Now, tying all this back to Enceladus and the CIRS! The CIRS works by detecting and analyzing infrared light given off by the heat of Enceladus’ oceans.33 This light is not visible to the human eye but it is “visible” to the instrument. By analyzing the wavelength of the light, the temperature of an object (i.e., the global ocean) can be determined.34The CIRS can measure wavelengths of 10 to 600 cm; for comparison, visible light is 400-700 nm. Cassini’s instrument also measures the background light by targeting the surrounding area in order to ensure that the photons it is analyzing is coming from the global oceans and not just from the surrounding area.35 By measure the light from multiple points in Enceladus’ ocean for long periods of time they found that the temperature didn’t change. This is what led the scientist to claim that the global ocean is in thermal equilibrium.
Scientist aren’t sure where the heat that’s balancing the thermal equilibrium is coming from. Another question is whether life could exist on Enceladus given that there’s a heat source and liquid water. Cassini has told us much about Enceladus. However, in order to answer the remaining questions, it looks as though we will need to send another satellite to Saturn as Cassini will soon be running out of fuel. If that happens, who knows what we would discover!
Conclusion
Two of Saturn’s moons, Titan and Enceladus, are particularly interesting to study. What is happening on our Moon is nowhere near the same as the things happening on Titan and Enceladus. Titan has clear evidence of methane surface lakes as determined by the radar capabilities aboard Cassini. Some of these lakes detected by Cassini are so large they can be classified as seas.
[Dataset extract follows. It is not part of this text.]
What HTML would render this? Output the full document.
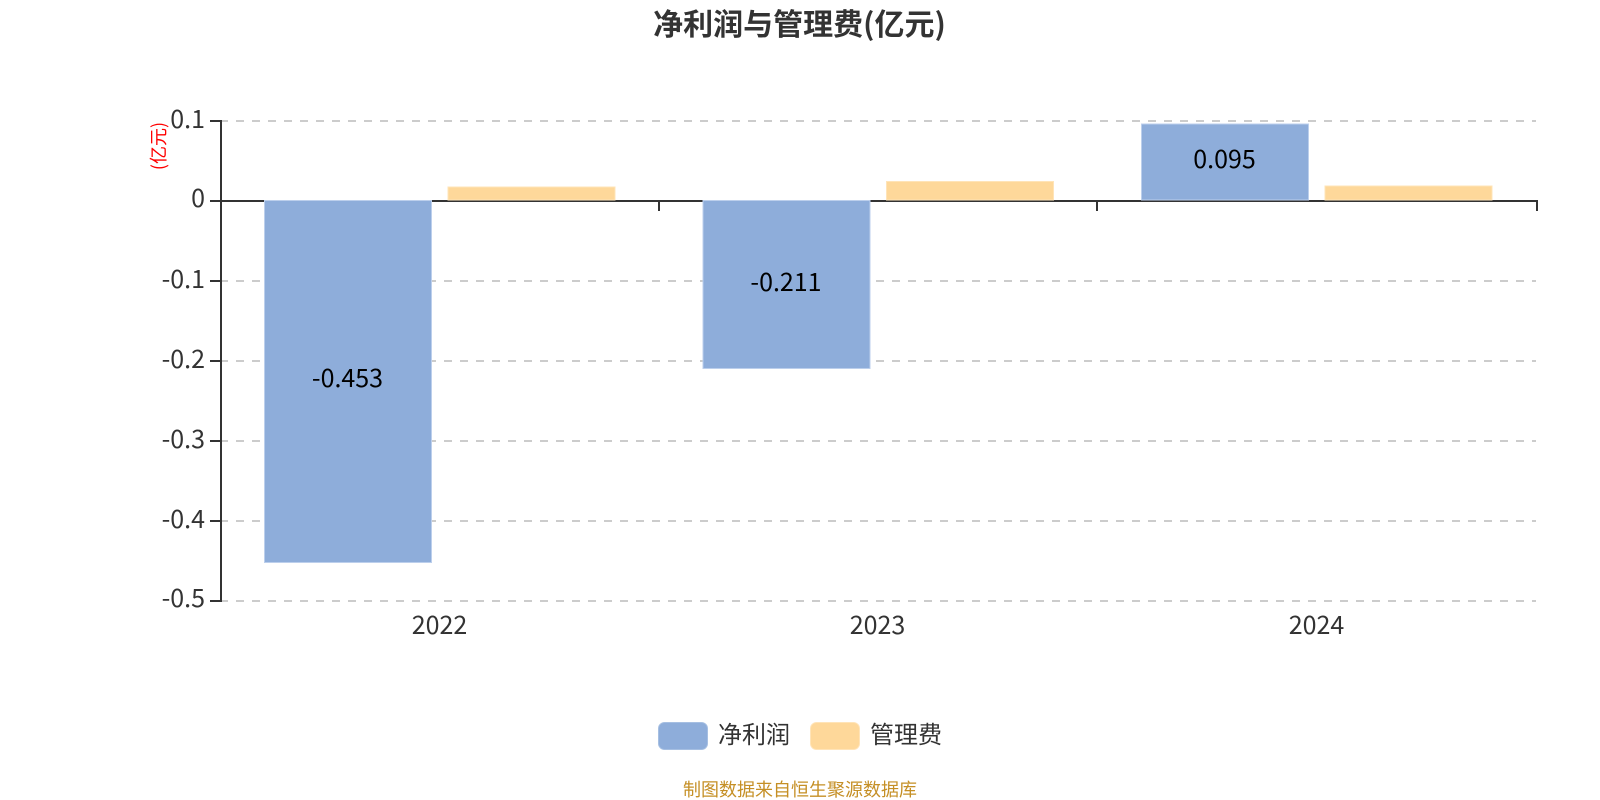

Although these lakes are made of methane, they are still hydrocarbon lakes and could indicate that life can thrive on Titan. The radar capabilities of Cassini are able to penetrate the thick atmosphere of Titan and have successfully imaged the lakes and surface of Titan to create a topographical map. This can make further research on Titan easier as we can pinpoint exact positions on the moon if we find notable features or events that occur. This evidence could also help with the search for life on Titan, a phenomenon never thought possible on our own Moon.
Saturn’s other notable moon Enceladus was observed to have geysers that sprayed water vapour into space at very high speeds. It was later found that Enceladus has a massive subsurface ocean made of water that is hypothesized to have been created by the heat of radioactive isotopes early in the moon’s evolution. This is the source of the material being sprayed from Enceladus’ geysers. Enceladus’ subsurface ocean was also determined to be in thermal equilibrium. This means that there is equal heat being put into and leaving Enceladus’ subsurface ocean. These factors all provide support for the possibility of life on Enceladus. Further research is needed to see if Enceladus could support life.
With all these amazing facts being discovered about these celestial bodies and with more advancements in research on these moons happening all the time, it will be interesting to see what is uncovered in the future.